Pakar: Zoom Banyak Cacat Keamanan, Tapi Lebih Irit Kuota
(Foto: dok. Zoom)
Uzone.id-- Aplikasi video call Zoom yang tengah populer di kalangan masyarakat sejak diberlakukannya Work From Home (WFH/kerja dari rumah) selama pandemi corona memang sudah ketahuan banyak cacat keamanan di dalamnya.

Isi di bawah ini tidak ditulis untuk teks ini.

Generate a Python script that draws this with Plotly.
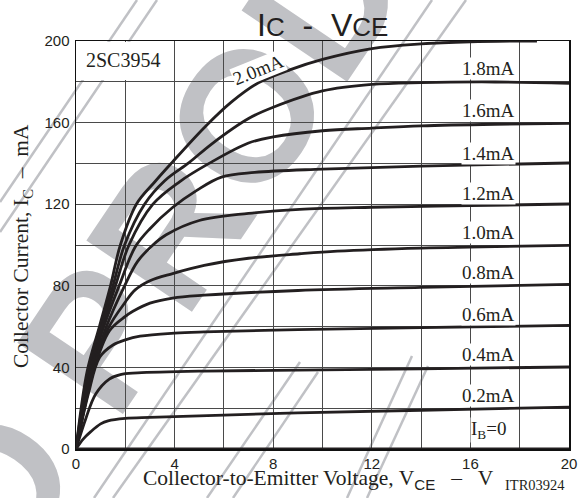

Lantas apakah kita perlu berhenti menggunakan Zoom sebagai alat komunikasi untuk kepentingan pekerjaan?
Menurut Alfons Tanujaya selaku ahli keamanan siber dari Vaksincom, Zoom memang memiliki banyak cacat keamanan, namun perannya masih tergolong banyak manfaat serta lebih efisien dari sisi konsumsi kuota internet.

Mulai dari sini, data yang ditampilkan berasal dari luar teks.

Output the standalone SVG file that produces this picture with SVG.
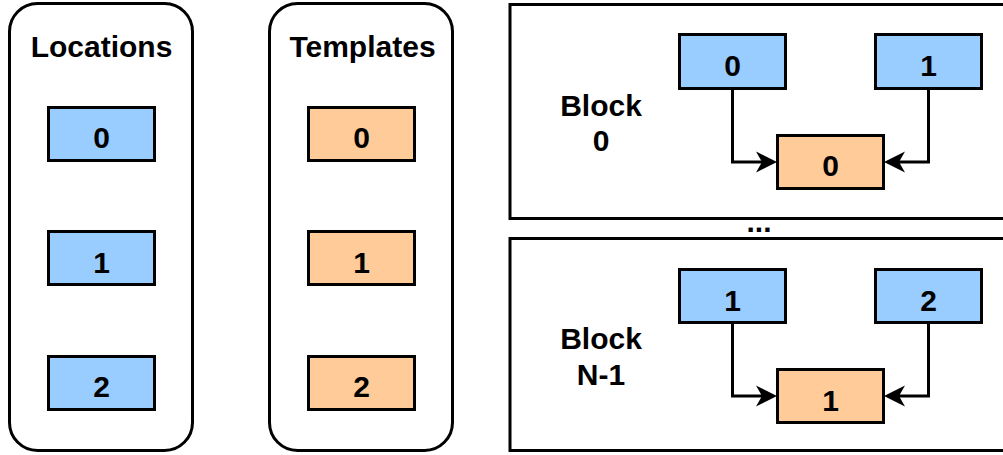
<svg xmlns="http://www.w3.org/2000/svg" width="1003" height="455" viewBox="0 0 1003 455">
  <style>
    .frame { fill: #ffffff; stroke: #000000; stroke-width: 3; }
    .loc { fill: #99ccff; stroke: #000000; stroke-width: 3; }
    .tpl { fill: #ffcc99; stroke: #000000; stroke-width: 3; }
    .lbl { font-family: "Liberation Sans", Arial, Helvetica, sans-serif; font-weight: bold; font-size: 30px; fill: #000000; text-anchor: middle; }
    .wire { fill: none; stroke: #000000; stroke-width: 3; marker-end: url(#arrow); }
  </style>
  <defs>
    <marker id="arrow" markerUnits="userSpaceOnUse" viewBox="-8 -12 24 24" markerWidth="24" markerHeight="24" refX="0" refY="0" orient="auto">
      <path d="M15,0 L-6,-10.5 L0,0 L-6,10.5 Z" fill="#000000"/>
    </marker>
  </defs>

  <!-- Locations column -->
  <g id="locations">
    <rect class="frame" x="9.5" y="3.5" width="183" height="447" rx="28" ry="28"/>
    <text class="lbl" x="101.5" y="56.5">Locations</text>
  </g>
  <g id="loc-0"><rect class="loc" x="48.5" y="107.5" width="106" height="53"/><text class="lbl" x="101.5" y="148">0</text></g>
  <g id="loc-1"><rect class="loc" x="48.5" y="231.5" width="106" height="53"/><text class="lbl" x="101.5" y="272.5">1</text></g>
  <g id="loc-2"><rect class="loc" x="48.5" y="356.5" width="106" height="53"/><text class="lbl" x="101.5" y="397">2</text></g>

  <!-- Templates column -->
  <g id="templates">
    <rect class="frame" x="269.5" y="3.5" width="183" height="447" rx="28" ry="28"/>
    <text class="lbl" x="362.5" y="56.5">Templates</text>
  </g>
  <g id="tpl-0"><rect class="tpl" x="308.5" y="107.5" width="106" height="53"/><text class="lbl" x="361.5" y="148">0</text></g>
  <g id="tpl-1"><rect class="tpl" x="308.5" y="231.5" width="106" height="53"/><text class="lbl" x="361.5" y="272.5">1</text></g>
  <g id="tpl-2"><rect class="tpl" x="308.5" y="356.5" width="106" height="53"/><text class="lbl" x="361.5" y="397">2</text></g>

  <!-- Block 0 -->
  <g id="block-0">
    <rect class="frame" x="510" y="4.5" width="600" height="214"/>
    <text class="lbl" x="601" y="115.5">Block</text>
    <text class="lbl" x="601" y="151">0</text>
  </g>
  <g id="b0-loc-0"><rect class="loc" x="679.5" y="34.5" width="106" height="54"/><text class="lbl" x="732.5" y="76">0</text></g>
  <g id="b0-loc-1"><rect class="loc" x="875.5" y="34.5" width="106" height="54"/><text class="lbl" x="928.5" y="76">1</text></g>
  <g id="b0-tpl-0"><rect class="tpl" x="777.5" y="135.5" width="106" height="53"/><text class="lbl" x="830.5" y="176">0</text></g>

  <!-- gap marker between blocks -->
  <g id="ellipsis">
    <text class="lbl" x="759" y="232">...</text>
  </g>

  <!-- Block N-1 -->
  <g id="block-n1">
    <rect class="frame" x="510" y="238.5" width="600" height="212"/>
    <text class="lbl" x="601" y="349">Block</text>
    <text class="lbl" x="601" y="385">N-1</text>
  </g>
  <g id="bn-loc-1"><rect class="loc" x="679.5" y="269.5" width="106" height="53"/><text class="lbl" x="732.5" y="310.5">1</text></g>
  <g id="bn-loc-2"><rect class="loc" x="875.5" y="269.5" width="106" height="53"/><text class="lbl" x="928.5" y="310.5">2</text></g>
  <g id="bn-tpl-1"><rect class="tpl" x="777.5" y="369.5" width="106" height="53"/><text class="lbl" x="830.5" y="410.5">1</text></g>

  <!-- connectors -->
  <g id="connectors">
    <path class="wire" d="M732.5,88.5 V162 H762"/>
    <path class="wire" d="M928.5,88.5 V162 H899"/>
    <path class="wire" d="M732.5,322.5 V396 H762"/>
    <path class="wire" d="M928.5,322.5 V396 H899"/>
  </g>
</svg>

“Software itu ciptaan manusia yang pada dasarnya membawa sifat dasar manusia, tidak sempurna. Pada dasarnya, setiap software memiliki celah keamanan dan suatu software yang tidak diserang itu bukan berarti lebih aman dari software lain,” ungkap Alfons saat dihubungi Uzone.id, Rabu (8/4).
Baca juga:Taiwan Sudah Larang Penggunaan Zoom
Dari penjelasannya, bisa jadi karena software tersebut sama tidak amannya dengan software lain, tapi kurang populer maka tidak ada yang berminat menyerang.
“Untuk layanan digital populer lalu ditemui banyak celah keamanan, kami sarankan agar tidak langsung memvonisnya tidak aman. Faktanya Zoom adalah aplikasi video conference yang paling efisien dan mudah digunakan,” lanjut Alfons.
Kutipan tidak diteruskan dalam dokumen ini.